Fazla çalışmanın ispatı konusunda işyeri kayıtları, özellikle işyerine giriş çıkışı gösteren belgeler, işyeri iç yazışmaları delil niteliğindedir. Ancak, fazla çalışmanın yazılı belgelerle kanıtlanamaması durumunda tarafların, tanık beyanları ile sonuca gidilmesi gerekir. Bunun dışında herkesçe bilinen genel bazı vakıalar da bu noktada göz önüne alınabilir. İşçinin fiilen yaptığı işin niteliği ve yoğunluğuna göre de fazla çalışma olup olmadığı araştırılmalıdır.

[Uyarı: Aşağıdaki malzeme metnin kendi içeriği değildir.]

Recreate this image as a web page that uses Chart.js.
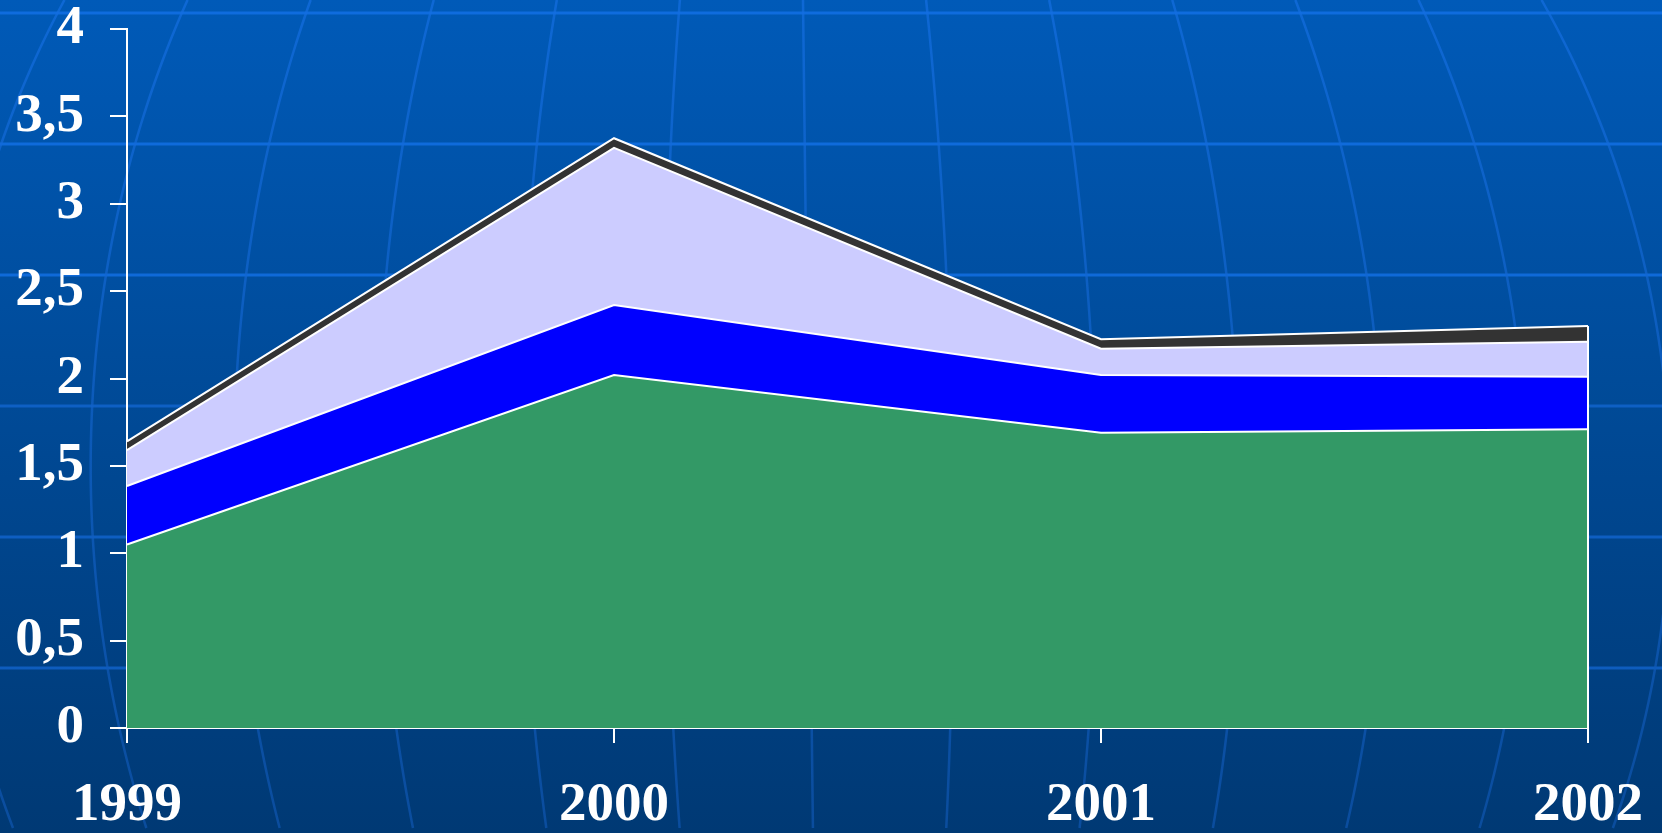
<!DOCTYPE html>
<html>
<head>
<meta charset="utf-8">
<script src="https://cdn.jsdelivr.net/npm/chart.js@4"></script>
<style>
html,body{margin:0;padding:0;background:#00488f;}
#wrap{width:1662px;height:833px;}
</style>
</head>
<body>
<div id="wrap"><canvas id="c" width="1662" height="833"></canvas></div>
<script>
const years = ['1999','2000','2001','2002'];
const yTicks = ['0','0,5','1','1,5','2','2,5','3','3,5','4'];
const seriesGreen    = [1.05, 2.02, 1.69, 1.71];
const seriesBlue     = [0.335, 0.40, 0.33, 0.30];
const seriesLavender = [0.205, 0.90, 0.15, 0.20];
const seriesDark     = [0.05, 0.055, 0.055, 0.09];

const F = {family:"'Liberation Serif','Times New Roman',serif", size:55, weight:'bold'};

// template background: gradient, latitude lines and globe meridians
const bgPlugin = {
  id:'bg',
  beforeDraw(chart){
    const ctx = chart.ctx, W = chart.width, H = chart.height;
    ctx.save();
    const g = ctx.createLinearGradient(0,0,0,H);
    g.addColorStop(0,'#005ab8'); g.addColorStop(1,'#003974');
    ctx.fillStyle = g; ctx.fillRect(0,0,W,H);
    ctx.lineWidth = 3;
    [13,144,275,406,537,668].forEach(y=>{
      ctx.strokeStyle = y<400 ? 'rgba(20,115,235,0.75)' : 'rgba(20,105,215,0.7)';
      ctx.beginPath(); ctx.moveTo(0,y); ctx.lineTo(W,y); ctx.stroke();
    });
    ctx.lineWidth = 2.5;
    for(let i=-7;i<=7;i++){
      ctx.beginPath();
      for(let y=0;y<=H;y+=6){
        const d=(y-481)/934, s=143.6*Math.sqrt(Math.max(0,1-d*d));
        const x=803+0.012*y+i*s;
        y===0?ctx.moveTo(x,y):ctx.lineTo(x,y);
      }
      const gl = ctx.createLinearGradient(0,0,0,H);
      gl.addColorStop(0,'rgba(20,110,225,0.7)'); gl.addColorStop(1,'rgba(15,85,175,0.7)');
      ctx.strokeStyle = gl; ctx.stroke();
    }
    ctx.restore();
  },
  afterDatasetsDraw(chart){
    // white outline at the right end of the stacked areas
    const x = chart.scales.x, y = chart.scales.y, ctx = chart.ctx;
    const n = years.length-1;
    const top = seriesGreen[n]+seriesBlue[n]+seriesLavender[n]+seriesDark[n];
    ctx.save();
    ctx.strokeStyle='#ffffff'; ctx.lineWidth=2;
    ctx.beginPath();
    ctx.moveTo(x.getPixelForValue(n), y.getPixelForValue(top));
    ctx.lineTo(x.getPixelForValue(n), y.getPixelForValue(0));
    ctx.stroke();
    ctx.restore();
  }
};

const mk = (data,color,fill)=>({data,backgroundColor:color,borderColor:'#ffffff',borderWidth:2,pointRadius:0,tension:0,fill});

new Chart(document.getElementById('c'),{
  type:'line',
  data:{labels:years,datasets:[
    mk(seriesGreen,'#339966','origin'),
    mk(seriesBlue,'#0000ff','-1'),
    mk(seriesLavender,'#ccccff','-1'),
    mk(seriesDark,'#333333','-1')
  ]},
  options:{
    responsive:false,animation:false,
    layout:{padding:{top:29,right:74,bottom:0,left:0}},
    plugins:{legend:{display:false},tooltip:{enabled:false}},
    scales:{
      x:{offset:false,
        grid:{drawOnChartArea:false,drawTicks:true,tickLength:15,color:'#ffffff',lineWidth:2},
        border:{color:'#ffffff',width:2},
        ticks:{color:'#ffffff',font:F,padding:30,maxRotation:0,autoSkip:false},
        afterFit:s=>{s.height=105;s.paddingLeft=0;s.paddingRight=0;}},
      y:{stacked:true,min:0,max:4,
        grid:{drawOnChartArea:false,drawTicks:true,tickLength:17,color:'#ffffff',lineWidth:2},
        border:{color:'#ffffff',width:2},
        ticks:{stepSize:0.5,color:'#ffffff',font:F,padding:26,callback:(v,i)=>yTicks[i]},
        afterFit:s=>{s.width=127;s.paddingTop=0;s.paddingBottom=0;}}
    }
  },
  plugins:[bgPlugin]
});
</script>
</body>
</html>
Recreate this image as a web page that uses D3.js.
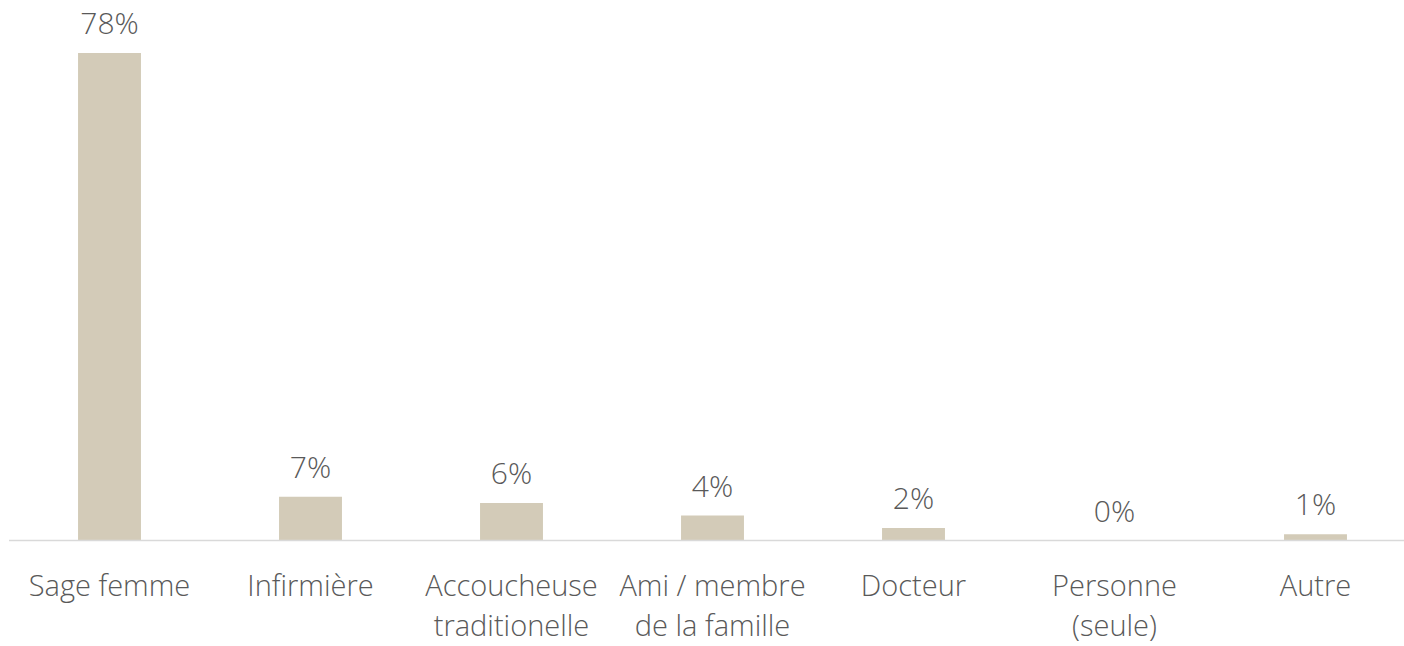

İmzalı ücret bordrolarında fazla çalışma ücreti ödendiği anlaşılıyorsa, işçi tarafından gerçekte daha fazla çalışma yaptığının ileri sürülmesi mümkün değildir. Ancak, işçinin fazla çalışma alacağının daha fazla olduğu yönündeki ihtirazi kaydının bulunması halinde, bordroda görünenden daha fazla çalışmanın ispatı her türlü delille yapılabilir. Bordroların imzalı ve ihtirazi kayıtsız olması durumunda, işçinin bordroda belirtilenden daha fazla çalışmayı yazılı belge ile kanıtlaması gerekir.
Somut uyuşmazlıkta, Mahkemece hükme esas alınan bilirkişi raporunda, davacının tanık anlatımlarından hareketle, haftanın 6 günü 8.00-18.00 arası 1 saat ara dinlenme ile haftada 9 saat fazla çalışma yaptığı kabul edilerek hesaplama yapılmıştır. Ne var ki, davalı tanık anlatımlarından dahi davacının yazın (5. ay ile 10. ay arası) haftada ortalama 4 gün, 18.00"den sonra günde 4 saat daha çalıştığı sonucuna varılmaktadır.
Açıklanan nedenler ile Mahkemece, belirtilen çalışma şekline göre fazla çalışma ücret alacağının hesaplanması gerekirken fazla çalışmanın yazılı şekilde kabulü ile sonucuna gidilmesi hatalı olup bozmayı gerektirmiştir.
Sonuç:
Temyiz olunan kararın yukarıda yazılı sebeplerden BOZULMASINA, peşin alınan temyiz harcının istek halinde davacıya iadesine, 28.03.2018 gününde oybirliği ile karar verildi.